I often hear from instructors who are interested in assigning and encouraging more multimodal work in their classes. Many tell me that they are concerned that they don’t know as much about technology as many of their students do. How, they wonder, can they evaluate their students’ multimodal projects effectively?

The first thing to remember is that multimodal projects are first and foremost writing projects that are planned, researched, organized, drafted, revised, and edited. The familiar basic principles of rhetoric still apply.

One way to ensure that everyone agrees in advance about how to define an excellent project is to work with students to develop the rubric that you will use for evaluation. If you haven’t already asked students to read about rhetorical situations in their handbook or rhetoric, you might want to do so now.
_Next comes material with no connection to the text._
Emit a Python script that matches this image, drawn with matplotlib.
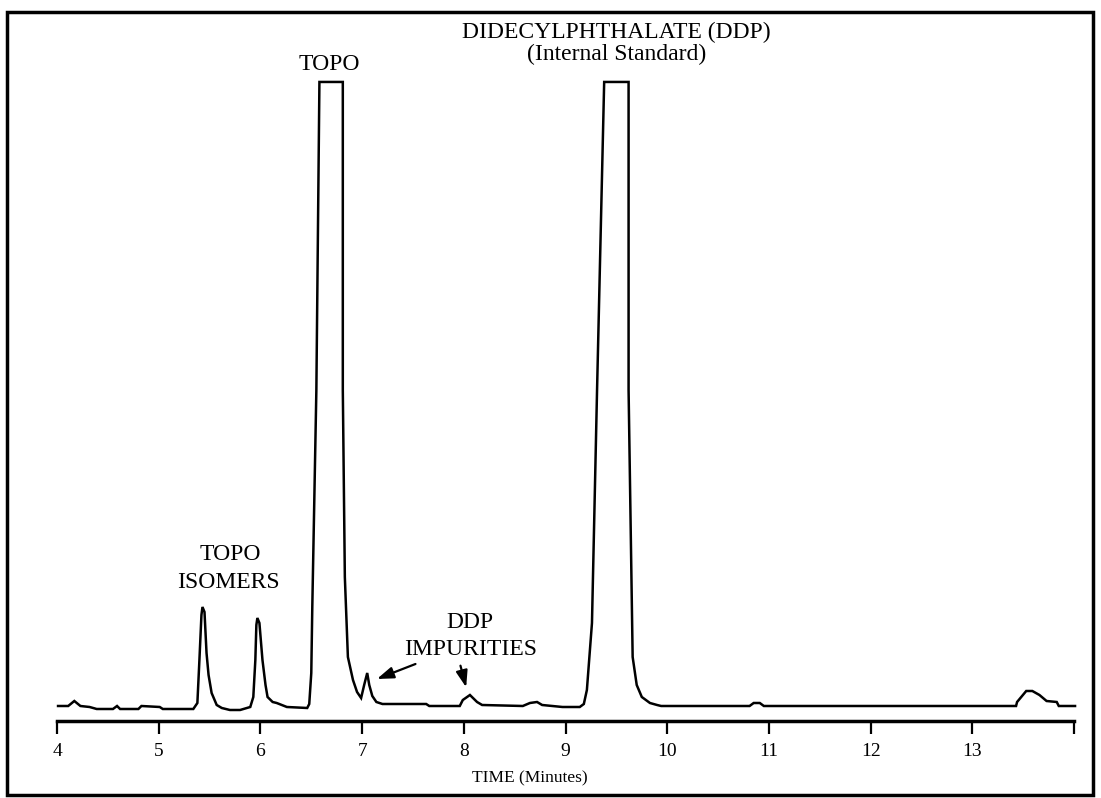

The St. Martin’s Handbook, Chapter 2

The Everyday Writer, Chapter 5

EasyWriter, Chapter 1

Everything’s an Argument, Chapter 1

The rubrics I develop with my students always begin with the following rhetorical concepts, which can be applied equally well to big projects and to low-stakes assignments:

  • Clarity of purpose and clarity of thesis/major points
  • Knowledge of the subject
  • Quality of audience awareness
  • Use of appropriate appeals

To these basic principles, we can add items like these that seem appropriate to the kind of project the students plan to create:

  • Use of evidence
  • Clarity of organization
  • Clarity of sentence structure and word choice
  • Quality of delivery—speaking voice, timing, pace, tone, use of “signpost language” (for writing that is meant to be heard)
  • Quality of design—legibility and use of space, color, font, and other design elements (for writing that is meant to be seen)

Working on a rubric together not only helps to make the evaluation process more transparent for your students—it also reinforces the idea that the skills needed to write well can be applied to many kinds of projects, not just traditional academic essays.